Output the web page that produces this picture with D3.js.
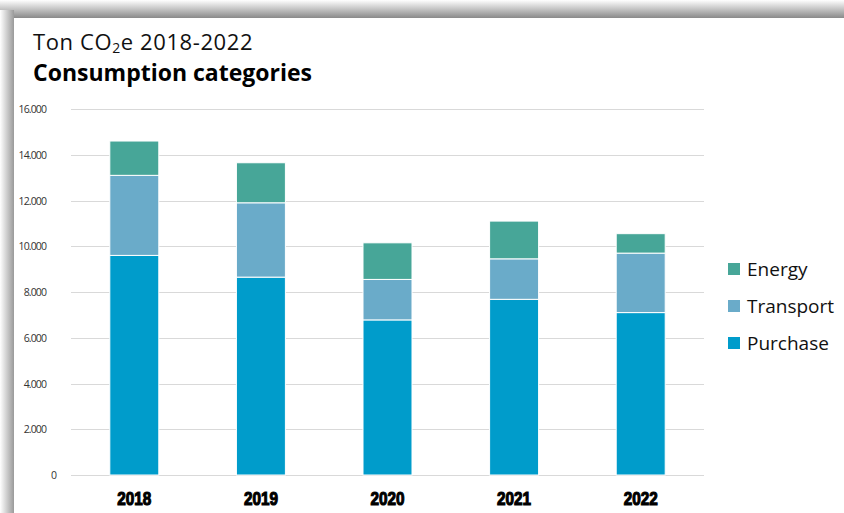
<!DOCTYPE html>
<html>
<head>
<meta charset="utf-8">
<script src="https://cdn.jsdelivr.net/npm/d3@7"></script>
<style>
  body { margin: 0; background: #fff; }
  svg { display: block; }
</style>
</head>
<body>
<div id="root"></div>
<script>
// data
const years = ["2018", "2019", "2020", "2021", "2022"];
const purchase = [9600, 8650, 6780, 7680, 7100];
const transport = [3500, 3250, 1770, 1770, 2600];
const energy = [1500, 1750, 1600, 1650, 850];
const seriesNames = ["Purchase", "Transport", "Energy"];
const seriesColors = ["#009ccb", "#6aabc9", "#47a698"];
const yTicks = [0, 2000, 4000, 6000, 8000, 10000, 12000, 14000, 16000];

const W = 844, H = 513;
const svg = d3.select("#root").append("svg").attr("width", W).attr("height", H);

// card shadow
const defs = svg.append("defs");
const gTop = defs.append("linearGradient").attr("id", "shTop").attr("x1", 0).attr("y1", 0).attr("x2", 0).attr("y2", 1);
gTop.append("stop").attr("offset", "0%").attr("stop-color", "#ffffff");
gTop.append("stop").attr("offset", "100%").attr("stop-color", "#8a8a8a");
const gLeft = defs.append("linearGradient").attr("id", "shLeft").attr("x1", 0).attr("y1", 0).attr("x2", 1).attr("y2", 0);
gLeft.append("stop").attr("offset", "0%").attr("stop-color", "#ffffff");
gLeft.append("stop").attr("offset", "100%").attr("stop-color", "#9a9a9a");

svg.append("rect").attr("x", 0).attr("y", 0).attr("width", W).attr("height", 18).attr("fill", "url(#shTop)");
svg.append("rect").attr("x", 0).attr("y", 10).attr("width", 14).attr("height", H).attr("fill", "url(#shLeft)");
svg.append("rect").attr("x", 14).attr("y", 18).attr("width", W - 14).attr("height", H - 18).attr("fill", "#fff");

// titles
const title = svg.append("text")
  .attr("x", 33).attr("y", 50)
  .style("font-family", "'Open Sans', 'Noto Sans', sans-serif")
  .style("font-size", "22px")
  .style("font-weight", 400)
  .style("letter-spacing", "0.6px")
  .attr("fill", "#111");
title.append("tspan").text("Ton CO");
title.append("tspan").attr("dy", 3).style("font-size", "14px").text("2");
title.append("tspan").attr("dy", -3).text("e 2018-2022");

svg.append("text")
  .attr("x", 33).attr("y", 81)
  .style("font-family", "'Open Sans', 'Noto Sans', sans-serif")
  .style("font-size", "23px")
  .style("font-weight", 700)
  .attr("fill", "#000")
  .text("Consumption categories");

// scales
const x = d3.scaleBand().domain(years).range([71, 704]).paddingInner(0.613).paddingOuter(0.3065);
const y = d3.scaleLinear().domain([0, 16000]).range([475, 109]);

// gridlines
svg.append("g").selectAll("line").data(yTicks).enter().append("line")
  .attr("x1", 71).attr("x2", 704)
  .attr("y1", d => Math.round(y(d)) + 0.5).attr("y2", d => Math.round(y(d)) + 0.5)
  .attr("stroke", "#d9d9d9").attr("stroke-width", 1.2);

// y tick labels
svg.append("g").selectAll("text").data(yTicks).enter().append("text")
  .attr("x", d => d === 0 ? 56 : 46)
  .attr("y", d => y(d) + 4)
  .attr("text-anchor", "end")
  .style("font-family", "'Open Sans', 'Noto Sans', sans-serif")
  .style("font-size", "10.5px")
  .style("letter-spacing", "-0.9px")
  .attr("fill", "#333")
  .text(d => d3.format(",")(d).replace(/,/g, "."));

// stacked bars
const rows = years.map((yr, i) => ({ year: yr, Purchase: purchase[i], Transport: transport[i], Energy: energy[i] }));
const stack = d3.stack().keys(seriesNames)(rows);

svg.append("g").selectAll("g").data(stack).enter().append("g")
  .attr("fill", (d, i) => seriesColors[i])
  .selectAll("rect").data(d => d).enter().append("rect")
  .attr("x", d => x(d.data.year))
  .attr("width", x.bandwidth())
  .attr("y", d => y(d[1]))
  .attr("height", d => y(d[0]) - y(d[1]))
  .attr("stroke", "#fff").attr("stroke-width", 1);

// x labels
svg.append("g").selectAll("text").data(years).enter().append("text")
  .attr("x", d => x(d) + x.bandwidth() / 2)
  .attr("y", 505)
  .attr("text-anchor", "middle")
  .attr("textLength", 34).attr("lengthAdjust", "spacingAndGlyphs")
  .style("font-family", "'Liberation Sans', Arial, sans-serif")
  .style("font-size", "18px")
  .style("font-weight", 700)
  .attr("fill", "#000").attr("stroke", "#000").attr("stroke-width", 1.1)
  .text(d => d);

// legend
const legendOrder = ["Energy", "Transport", "Purchase"];
const leg = svg.append("g").selectAll("g").data(legendOrder).enter().append("g")
  .attr("transform", (d, i) => `translate(728, ${263 + i * 37})`);
leg.append("rect").attr("width", 12).attr("height", 12)
  .attr("fill", d => seriesColors[seriesNames.indexOf(d)]);
leg.append("text").attr("x", 19).attr("y", 13)
  .style("font-family", "'Open Sans', 'Noto Sans', sans-serif")
  .style("font-size", "19px")
  .attr("fill", "#111")
  .text(d => d);
</script>
</body>
</html>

- - - -

Copy the listing in full and without alteration, omitting every picture.

Output the web page that produces this picture with D3.js.
<!DOCTYPE html>
<html>
<head>
<meta charset="utf-8">
<script src="https://cdn.jsdelivr.net/npm/d3@7"></script>
<style>
  body { margin: 0; background: #fff; }
  svg { display: block; }
</style>
</head>
<body>
<div id="root"></div>
<script>
// data
const years = ["2018", "2019", "2020", "2021", "2022"];
const purchase = [9600, 8650, 6780, 7680, 7100];
const transport = [3500, 3250, 1770, 1770, 2600];
const energy = [1500, 1750, 1600, 1650, 850];
const seriesNames = ["Purchase", "Transport", "Energy"];
const seriesColors = ["#009ccb", "#6aabc9", "#47a698"];
const yTicks = [0, 2000, 4000, 6000, 8000, 10000, 12000, 14000, 16000];

const W = 844, H = 513;
const svg = d3.select("#root").append("svg").attr("width", W).attr("height", H);

// card shadow
const defs = svg.append("defs");
const gTop = defs.append("linearGradient").attr("id", "shTop").attr("x1", 0).attr("y1", 0).attr("x2", 0).attr("y2", 1);
gTop.append("stop").attr("offset", "0%").attr("stop-color", "#ffffff");
gTop.append("stop").attr("offset", "100%").attr("stop-color", "#8a8a8a");
const gLeft = defs.append("linearGradient").attr("id", "shLeft").attr("x1", 0).attr("y1", 0).attr("x2", 1).attr("y2", 0);
gLeft.append("stop").attr("offset", "0%").attr("stop-color", "#ffffff");
gLeft.append("stop").attr("offset", "100%").attr("stop-color", "#9a9a9a");

svg.append("rect").attr("x", 0).attr("y", 0).attr("width", W).attr("height", 18).attr("fill", "url(#shTop)");
svg.append("rect").attr("x", 0).attr("y", 10).attr("width", 14).attr("height", H).attr("fill", "url(#shLeft)");
svg.append("rect").attr("x", 14).attr("y", 18).attr("width", W - 14).attr("height", H - 18).attr("fill", "#fff");

// titles
const title = svg.append("text")
  .attr("x", 33).attr("y", 50)
  .style("font-family", "'Open Sans', 'Noto Sans', sans-serif")
  .style("font-size", "22px")
  .style("font-weight", 400)
  .style("letter-spacing", "0.6px")
  .attr("fill", "#111");
title.append("tspan").text("Ton CO");
title.append("tspan").attr("dy", 3).style("font-size", "14px").text("2");
title.append("tspan").attr("dy", -3).text("e 2018-2022");

svg.append("text")
  .attr("x", 33).attr("y", 81)
  .style("font-family", "'Open Sans', 'Noto Sans', sans-serif")
  .style("font-size", "23px")
  .style("font-weight", 700)
  .attr("fill", "#000")
  .text("Consumption categories");

// scales
const x = d3.scaleBand().domain(years).range([71, 704]).paddingInner(0.613).paddingOuter(0.3065);
const y = d3.scaleLinear().domain([0, 16000]).range([475, 109]);

// gridlines
svg.append("g").selectAll("line").data(yTicks).enter().append("line")
  .attr("x1", 71).attr("x2", 704)
  .attr("y1", d => Math.round(y(d)) + 0.5).attr("y2", d => Math.round(y(d)) + 0.5)
  .attr("stroke", "#d9d9d9").attr("stroke-width", 1.2);

// y tick labels
svg.append("g").selectAll("text").data(yTicks).enter().append("text")
  .attr("x", d => d === 0 ? 56 : 46)
  .attr("y", d => y(d) + 4)
  .attr("text-anchor", "end")
  .style("font-family", "'Open Sans', 'Noto Sans', sans-serif")
  .style("font-size", "10.5px")
  .style("letter-spacing", "-0.9px")
  .attr("fill", "#333")
  .text(d => d3.format(",")(d).replace(/,/g, "."));

// stacked bars
const rows = years.map((yr, i) => ({ year: yr, Purchase: purchase[i], Transport: transport[i], Energy: energy[i] }));
const stack = d3.stack().keys(seriesNames)(rows);

svg.append("g").selectAll("g").data(stack).enter().append("g")
  .attr("fill", (d, i) => seriesColors[i])
  .selectAll("rect").data(d => d).enter().append("rect")
  .attr("x", d => x(d.data.year))
  .attr("width", x.bandwidth())
  .attr("y", d => y(d[1]))
  .attr("height", d => y(d[0]) - y(d[1]))
  .attr("stroke", "#fff").attr("stroke-width", 1);

// x labels
svg.append("g").selectAll("text").data(years).enter().append("text")
  .attr("x", d => x(d) + x.bandwidth() / 2)
  .attr("y", 505)
  .attr("text-anchor", "middle")
  .attr("textLength", 34).attr("lengthAdjust", "spacingAndGlyphs")
  .style("font-family", "'Liberation Sans', Arial, sans-serif")
  .style("font-size", "18px")
  .style("font-weight", 700)
  .attr("fill", "#000").attr("stroke", "#000").attr("stroke-width", 1.1)
  .text(d => d);

// legend
const legendOrder = ["Energy", "Transport", "Purchase"];
const leg = svg.append("g").selectAll("g").data(legendOrder).enter().append("g")
  .attr("transform", (d, i) => `translate(728, ${263 + i * 37})`);
leg.append("rect").attr("width", 12).attr("height", 12)
  .attr("fill", d => seriesColors[seriesNames.indexOf(d)]);
leg.append("text").attr("x", 19).attr("y", 13)
  .style("font-family", "'Open Sans', 'Noto Sans', sans-serif")
  .style("font-size", "19px")
  .attr("fill", "#111")
  .text(d => d);
</script>
</body>
</html>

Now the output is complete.